Work to do » Transcribe all of the material exactly, except for its pictures.

Collected data »

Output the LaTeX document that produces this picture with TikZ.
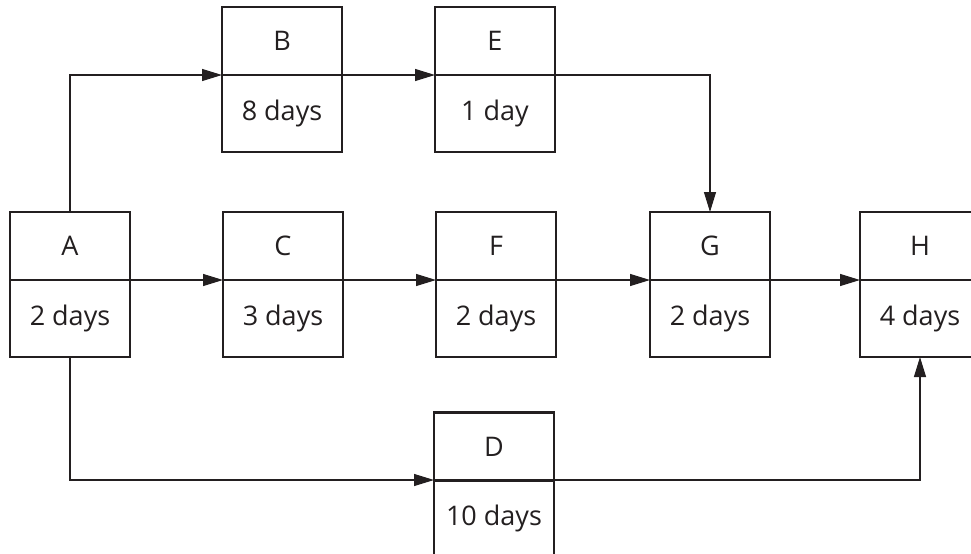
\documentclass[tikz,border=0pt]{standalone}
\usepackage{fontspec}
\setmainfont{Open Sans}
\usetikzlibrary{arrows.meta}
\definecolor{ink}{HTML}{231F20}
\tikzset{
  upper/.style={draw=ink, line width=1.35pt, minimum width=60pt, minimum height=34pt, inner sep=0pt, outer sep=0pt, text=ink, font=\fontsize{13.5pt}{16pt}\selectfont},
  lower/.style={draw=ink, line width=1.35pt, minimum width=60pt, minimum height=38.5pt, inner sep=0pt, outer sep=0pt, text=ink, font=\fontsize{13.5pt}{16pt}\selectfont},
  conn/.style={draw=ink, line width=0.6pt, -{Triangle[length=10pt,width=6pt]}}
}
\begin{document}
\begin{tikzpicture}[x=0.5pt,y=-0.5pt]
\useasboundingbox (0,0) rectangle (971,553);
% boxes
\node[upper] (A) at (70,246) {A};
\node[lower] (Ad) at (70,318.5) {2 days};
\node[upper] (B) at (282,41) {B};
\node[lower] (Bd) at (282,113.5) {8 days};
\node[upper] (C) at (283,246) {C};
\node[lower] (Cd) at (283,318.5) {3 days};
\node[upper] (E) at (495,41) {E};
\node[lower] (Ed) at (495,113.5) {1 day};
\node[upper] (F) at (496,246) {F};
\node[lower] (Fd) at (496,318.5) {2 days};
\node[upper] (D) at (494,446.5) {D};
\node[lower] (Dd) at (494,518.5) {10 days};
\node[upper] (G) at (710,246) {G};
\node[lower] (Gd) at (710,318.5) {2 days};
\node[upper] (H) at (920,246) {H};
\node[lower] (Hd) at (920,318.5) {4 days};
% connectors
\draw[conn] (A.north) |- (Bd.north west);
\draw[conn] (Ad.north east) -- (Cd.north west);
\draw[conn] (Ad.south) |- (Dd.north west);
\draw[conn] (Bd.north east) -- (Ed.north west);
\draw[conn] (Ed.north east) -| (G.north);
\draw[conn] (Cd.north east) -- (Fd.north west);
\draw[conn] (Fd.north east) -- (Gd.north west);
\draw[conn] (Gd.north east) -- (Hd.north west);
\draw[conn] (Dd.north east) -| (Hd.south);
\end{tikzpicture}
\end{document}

Solution to the problem »
Output the LaTeX document that produces this picture with TikZ.
\documentclass[tikz,border=0pt]{standalone}
\usepackage{fontspec}
\setmainfont{Open Sans}
\usetikzlibrary{arrows.meta}
\definecolor{ink}{HTML}{231F20}
\tikzset{
  upper/.style={draw=ink, line width=1.35pt, minimum width=60pt, minimum height=34pt, inner sep=0pt, outer sep=0pt, text=ink, font=\fontsize{13.5pt}{16pt}\selectfont},
  lower/.style={draw=ink, line width=1.35pt, minimum width=60pt, minimum height=38.5pt, inner sep=0pt, outer sep=0pt, text=ink, font=\fontsize{13.5pt}{16pt}\selectfont},
  conn/.style={draw=ink, line width=0.6pt, -{Triangle[length=10pt,width=6pt]}}
}
\begin{document}
\begin{tikzpicture}[x=0.5pt,y=-0.5pt]
\useasboundingbox (0,0) rectangle (971,553);
% boxes
\node[upper] (A) at (70,246) {A};
\node[lower] (Ad) at (70,318.5) {2 days};
\node[upper] (B) at (282,41) {B};
\node[lower] (Bd) at (282,113.5) {8 days};
\node[upper] (C) at (283,246) {C};
\node[lower] (Cd) at (283,318.5) {3 days};
\node[upper] (E) at (495,41) {E};
\node[lower] (Ed) at (495,113.5) {1 day};
\node[upper] (F) at (496,246) {F};
\node[lower] (Fd) at (496,318.5) {2 days};
\node[upper] (D) at (494,446.5) {D};
\node[lower] (Dd) at (494,518.5) {10 days};
\node[upper] (G) at (710,246) {G};
\node[lower] (Gd) at (710,318.5) {2 days};
\node[upper] (H) at (920,246) {H};
\node[lower] (Hd) at (920,318.5) {4 days};
% connectors
\draw[conn] (A.north) |- (Bd.north west);
\draw[conn] (Ad.north east) -- (Cd.north west);
\draw[conn] (Ad.south) |- (Dd.north west);
\draw[conn] (Bd.north east) -- (Ed.north west);
\draw[conn] (Ed.north east) -| (G.north);
\draw[conn] (Cd.north east) -- (Fd.north west);
\draw[conn] (Fd.north east) -- (Gd.north west);
\draw[conn] (Gd.north east) -- (Hd.north west);
\draw[conn] (Dd.north east) -| (Hd.south);
\end{tikzpicture}
\end{document}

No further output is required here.